Posted 2 years ago

Care, Interrupted

Since the beginning of 2020 and the genesis of the COVID-19 pandemic, there has been much concern about the effects of care disruptions and interruptions. Especially during the early phases of the pandemic, studies showed reductions in outpatient visits and increases in delays or deferrals of treatment.1

The pandemic has been an unprecedented event for modern hematologists but is just one example of the kinds of care interruptions that people with hematologic conditions might experience. ASH Clinical News spoke with clinicians about the realities of two types of care interruption – the transition of patients with sickle cell disease (SCD) from pediatric to adult care and transitioning the care of older adults who spend half the year in one state and the other half in another – and how best to deal with them, as well as how to empower patients to participate in their own care transitions.

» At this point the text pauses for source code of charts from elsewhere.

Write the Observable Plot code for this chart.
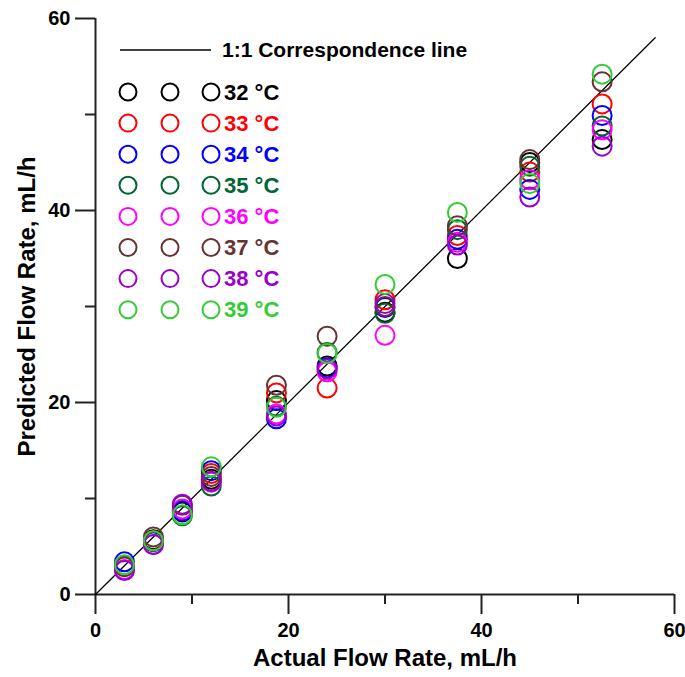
<!DOCTYPE html>
<html><head><meta charset="utf-8">
<script src="https://cdn.jsdelivr.net/npm/d3@7"></script>
<script src="https://cdn.jsdelivr.net/npm/@observablehq/plot@0.6"></script>
<style>body{margin:0;background:#fff}</style>
</head><body><div id="chart"></div>
<script>
const actual = [3, 6, 9, 12, 18.75, 24, 30, 37.5, 45, 52.5];
const temps = ["32", "33", "34", "35", "36", "37", "38", "39"];
const colors = ["#000000", "#ff0000", "#0000ff", "#006633", "#ff00ff", "#663333", "#9900cc", "#33cc33"];
const pred32 = [3.0, 5.7, 8.6, 12.0, 20.2, 23.8, 29.4, 35.0, 45.0, 47.4];
const pred33 = [3.0, 5.6, 8.8, 12.6, 21.0, 21.5, 30.7, 37.4, 44.0, 51.1];
const pred34 = [3.4, 5.5, 8.7, 12.9, 18.3, 23.6, 29.9, 37.0, 42.2, 49.9];
const pred35 = [2.9, 5.5, 8.2, 11.3, 19.6, 25.2, 29.3, 38.0, 44.6, 48.8];
const pred36 = [2.6, 5.2, 8.9, 11.7, 18.8, 23.2, 27.0, 36.7, 43.2, 48.4];
const pred37 = [2.9, 6.0, 9.3, 12.3, 21.8, 26.9, 30.0, 38.4, 45.3, 53.4];
const pred38 = [2.5, 5.2, 9.4, 11.8, 18.6, 23.5, 30.3, 36.4, 41.4, 46.7];
const pred39 = [3.1, 5.6, 8.3, 13.3, 19.5, 25.1, 32.3, 39.8, 42.8, 54.2];
const oneToOne = [0, 58];
const majorTicks = [0, 20, 40, 60];
const minorTicks = [10, 30, 50];
const xLabel = "Actual Flow Rate, mL/h";
const yLabel = "Predicted Flow Rate, mL/h";
const lineLabel = "1:1 Correspondence line";

const series = [pred32, pred33, pred34, pred35, pred36, pred37, pred38, pred39];
const data = [];
series.forEach((vals, i) => vals.forEach((v, j) => data.push({temp: temps[i], x: actual[j], y: v})));

const FONT = "'Liberation Sans', Arial, sans-serif";

function legend(index, scales, values, dims) {
  const g = d3.create("svg:g").attr("font-family", FONT).attr("font-weight", "bold").attr("text-anchor", "start");
  g.append("line").attr("x1", 120).attr("x2", 211).attr("y1", 50).attr("y2", 50)
    .attr("stroke", "black").attr("stroke-width", 1.3);
  g.append("text").attr("x", 222).attr("y", 50).attr("dy", "0.35em")
    .attr("font-size", 21).attr("fill", "black").text(lineLabel);
  temps.forEach((t, i) => {
    const cy = 92 + 31.1 * i;
    [128, 170, 211].forEach(cx => {
      g.append("circle").attr("cx", cx).attr("cy", cy).attr("r", 8.5)
        .attr("fill", "none").attr("stroke", colors[i]).attr("stroke-width", 2);
    });
    g.append("text").attr("x", 224).attr("y", cy).attr("dy", "0.35em")
      .attr("font-size", 22).attr("fill", colors[i]).text(t + " \u00B0C");
  });
  return g.node();
}

const chart = Plot.plot({
  width: 685,
  height: 677,
  marginLeft: 95,
  marginRight: 11,
  marginTop: 18,
  marginBottom: 83,
  style: {fontFamily: FONT, fontWeight: "bold", background: "white"},
  x: {domain: [0, 60]},
  y: {domain: [0, 60]},
  color: {domain: temps, range: colors},
  marks: [
    Plot.ruleY([0], {stroke: "#222", strokeWidth: 2}),
    Plot.ruleX([0], {stroke: "#222", strokeWidth: 2}),
    Plot.axisX({ticks: majorTicks, tickSize: 20, tickPadding: 8, label: null, fontSize: 20, fontWeight: "bold", stroke: "#222", strokeWidth: 2, color: "black"}),
    Plot.axisX({ticks: minorTicks, tickSize: 10, text: null, label: null, stroke: "#222", strokeWidth: 2}),
    Plot.axisY({ticks: majorTicks, tickSize: 20, tickPadding: 5, label: null, fontSize: 20, fontWeight: "bold", stroke: "#222", strokeWidth: 2, color: "black"}),
    Plot.axisY({ticks: minorTicks, tickSize: 10, text: null, label: null, stroke: "#222", strokeWidth: 2}),
    Plot.text([xLabel], {frameAnchor: "bottom", dy: 71, text: d => d, fontSize: 24, fontWeight: "bold", fill: "black", textAnchor: "middle"}),
    Plot.text([yLabel], {frameAnchor: "left", dx: -68, rotate: -90, text: d => d, fontSize: 24, fontWeight: "bold", fill: "black", textAnchor: "middle"}),
    Plot.line(oneToOne, {x: d => d, y: d => d, stroke: "black", strokeWidth: 1.3}),
    Plot.dot(data, {x: "x", y: "y", stroke: "temp", r: 9.5, strokeWidth: 2, fill: "none"}),
    legend
  ]
});
document.getElementById("chart").appendChild(chart);
</script>
</body></html>
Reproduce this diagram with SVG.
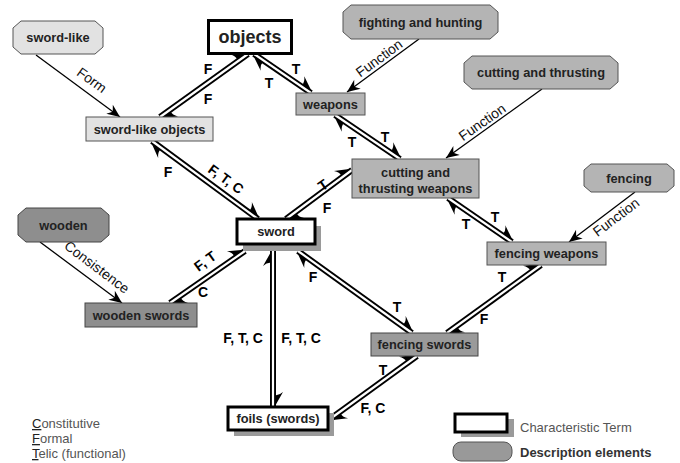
<svg xmlns="http://www.w3.org/2000/svg" width="680" height="463" viewBox="0 0 680 463">
<style>
text{font-family:"Liberation Sans",Arial,sans-serif}
.nt{font-size:12.8px;font-weight:bold;fill:#222;text-anchor:middle;dominant-baseline:central}
.el{font-size:14px;font-weight:bold;fill:#000;text-anchor:middle;dominant-baseline:central}
.fl{font-size:14px;fill:#111;text-anchor:middle;dominant-baseline:central}
.lg{font-size:13px;fill:#555}
.light{fill:#e2e2e2;stroke:#555;stroke-width:1}
.mid{fill:#b4b4b4;stroke:#555;stroke-width:1}
.dark{fill:#8e8e8e;stroke:#444;stroke-width:1}
.key{fill:#fff;stroke:#000;stroke-width:3}
.shadow{fill:#9a9a9a}
.dl{fill:none;stroke:#000;stroke-width:6;marker-start:url(#h);marker-end:url(#h)}
.dw{fill:none;stroke:#fff;stroke-width:2.2}
.sl{fill:none;stroke:#000;stroke-width:1.3;marker-end:url(#a)}
</style>
<defs>
<marker id="h" viewBox="-17 -12 19 14" refX="0" refY="0" markerWidth="19" markerHeight="14" markerUnits="userSpaceOnUse" orient="auto-start-reverse" overflow="visible">
<path d="M0,-1.5 L-15,-10 Q-11,-5.5 -12,-1.5 Z" fill="#000"/>
</marker>
<marker id="a" viewBox="-14 -7 15 14" refX="0" refY="0" markerWidth="15" markerHeight="14" markerUnits="userSpaceOnUse" orient="auto" overflow="visible">
<path d="M0,0 L-13,-5.5 L-9,0 L-13,5.5 Z" fill="#000"/>
</marker>
</defs>
<rect width="680" height="463" fill="#fff"/>

<g id="connectors">
<path class="sl" d="M36,55 L120,117"/>
<path class="sl" d="M419,39 L347,92"/>
<path class="sl" d="M542,89 L446,158"/>
<path class="sl" d="M40,242 L122,303"/>
<path class="sl" d="M635,192 L569,242"/>
<path class="dl" d="M248,54 L160,117"/><path class="dw" d="M248,54 L160,117"/>
<path class="dl" d="M254,54 L311,93"/><path class="dw" d="M254,54 L311,93"/>
<path class="dl" d="M335,115 L400,159"/><path class="dw" d="M335,115 L400,159"/>
<path class="dl" d="M152,141 L258,219"/><path class="dw" d="M152,141 L258,219"/>
<path class="dl" d="M286,219 L352,170"/><path class="dw" d="M286,219 L352,170"/>
<path class="dl" d="M170,303 L245,251"/><path class="dw" d="M170,303 L245,251"/>
<path class="dl" d="M273,251 L273,407"/><path class="dw" d="M273,251 L273,407"/>
<path class="dl" d="M298,251 L412,333"/><path class="dw" d="M298,251 L412,333"/>
<path class="dl" d="M448,198 L512,242"/><path class="dw" d="M448,198 L512,242"/>
<path class="dl" d="M541,265 L447,333"/><path class="dw" d="M541,265 L447,333"/>
<path class="dl" d="M417,356 L330,419"/><path class="dw" d="M417,356 L330,419"/>

<text class="fl" transform="translate(92,80) rotate(36)">Form</text>
<text class="fl" transform="translate(379,58) rotate(-36)">Function</text>
<text class="fl" transform="translate(482,122) rotate(-35)">Function</text>
<text class="fl" transform="translate(97,267) rotate(37)">Consistence</text>
<text class="fl" transform="translate(616,217) rotate(-37)">Function</text>

<text class="el" x="208" y="69">F</text>
<text class="el" x="208" y="99">F</text>
<text class="el" x="269" y="83">T</text>
<text class="el" x="296" y="69">T</text>
<text class="el" x="352" y="142">T</text>
<text class="el" x="385" y="137">T</text>
<text class="el" x="168" y="172">F</text>
<text class="el" transform="translate(226,179) rotate(36)">F, T, C</text>
<text class="el" transform="translate(323,185) rotate(-35)">T</text>
<text class="el" x="327" y="208">F</text>
<text class="el" transform="translate(205,261) rotate(-36)">F, T</text>
<text class="el" x="203" y="292">C</text>
<text class="el" x="243" y="338">F, T, C</text>
<text class="el" x="301" y="338">F, T, C</text>
<text class="el" x="313" y="277">F</text>
<text class="el" x="397" y="307">T</text>
<text class="el" x="466" y="224">T</text>
<text class="el" x="495" y="217">T</text>
<text class="el" x="502" y="277">T</text>
<text class="el" x="484" y="319">F</text>
<text class="el" x="383" y="370">T</text>
<text class="el" x="373" y="408">F, C</text>
</g>

<g id="sword-like">
<polygon class="light" points="21,21 95,21 103,28 103,47 95,54 21,54 13,47 13,28"/>
<text class="nt" x="58" y="37.5">sword-like</text>
</g>
<g id="objects">
<rect x="209" y="21" width="82" height="32" fill="#fff" stroke="#000" stroke-width="4"/>
<rect x="210.5" y="22.5" width="79" height="29" fill="none" stroke="#fff" stroke-width="1"/>
<text class="nt" x="250" y="37" style="font-size:18px">objects</text>
</g>
<g id="sword-like-objects">
<rect class="light" x="86" y="117" width="127" height="24"/>
<text class="nt" x="149.5" y="129">sword-like objects</text>
</g>
<g id="weapons">
<rect class="mid" x="296" y="93" width="69" height="22"/>
<text class="nt" x="330.5" y="104">weapons</text>
</g>
<g id="fighting-and-hunting">
<polygon class="mid" points="351,5 490,5 498,12 498,32 490,39 351,39 343,32 343,12"/>
<text class="nt" x="420.5" y="22">fighting and hunting</text>
</g>
<g id="cutting-and-thrusting">
<polygon class="mid" points="472,56 610,56 618,63 618,82 610,89 472,89 464,82 464,63"/>
<text class="nt" x="541" y="72.5">cutting and thrusting</text>
</g>
<g id="cutting-and-thrusting-weapons">
<rect class="mid" x="352" y="159" width="127" height="39"/>
<text class="nt" x="415.5" y="172.5">cutting and</text>
<text class="nt" x="415.5" y="188">thrusting weapons</text>
</g>
<g id="fencing">
<polygon class="mid" points="591,164 667,164 674,170 674,186 667,192 591,192 584,186 584,170"/>
<text class="nt" x="629" y="178">fencing</text>
</g>
<g id="fencing-weapons">
<rect class="mid" x="487" y="242" width="119" height="23"/>
<text class="nt" x="546.5" y="253.5">fencing weapons</text>
</g>
<g id="sword">
<rect class="shadow" x="243" y="226" width="78" height="25"/>
<rect class="key" x="237" y="219" width="78" height="25"/>
<text class="nt" x="276" y="231.5">sword</text>
</g>
<g id="wooden">
<polygon class="dark" points="26,208 101,208 109,215 109,235 101,242 26,242 18,235 18,215"/>
<text class="nt" x="63.5" y="225">wooden</text>
</g>
<g id="wooden-swords">
<rect class="dark" x="85" y="303" width="112" height="24"/>
<text class="nt" x="141" y="315">wooden swords</text>
</g>
<g id="fencing-swords">
<rect class="dark" x="371" y="333" width="107" height="23" style="fill:#9a9a9a"/>
<text class="nt" x="424.5" y="344.5">fencing swords</text>
</g>
<g id="foils">
<rect class="shadow" x="234" y="413" width="100" height="23"/>
<rect class="key" x="228" y="407" width="100" height="23"/>
<text class="nt" x="278" y="418.5">foils (swords)</text>
</g>

<g id="legend">
<text class="lg" x="32" y="428"><tspan fill="#222" text-decoration="underline">C</tspan>onstitutive</text>
<text class="lg" x="32" y="443"><tspan fill="#222" text-decoration="underline">F</tspan>ormal</text>
<text class="lg" x="32" y="458"><tspan fill="#222" text-decoration="underline">T</tspan>elic (functional)</text>
<rect class="shadow" x="461" y="419" width="53" height="18"/>
<rect class="key" x="455" y="414" width="52" height="18"/>
<text class="lg" x="520" y="432">Characteristic Term</text>
<rect x="453" y="442" width="59" height="19" rx="8" fill="#999" stroke="#555" stroke-width="1"/>
<text class="lg" x="520" y="457" style="font-weight:bold;fill:#333">Description elements</text>
</g>
</svg>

Caring for Part-Time Residents

For Azam Farooqui, MD, of Ironwood Cancer & Research Centers in Chandler, Arizona, the biggest cause of care interruptions for his patients involves climate and lifestyle.

“Chandler is outside of Phoenix, and locally we have a lot of elderly patients who have a retirement home here where they spend the winter months, and they return back east or north for the summer months,” Dr. Farooqui said. “Patients may do this for the weather, to spend time with family back home, or help with their grandchildren during summer breaks. There are a variety of reasons, but we have a lot of people splitting their year this way.”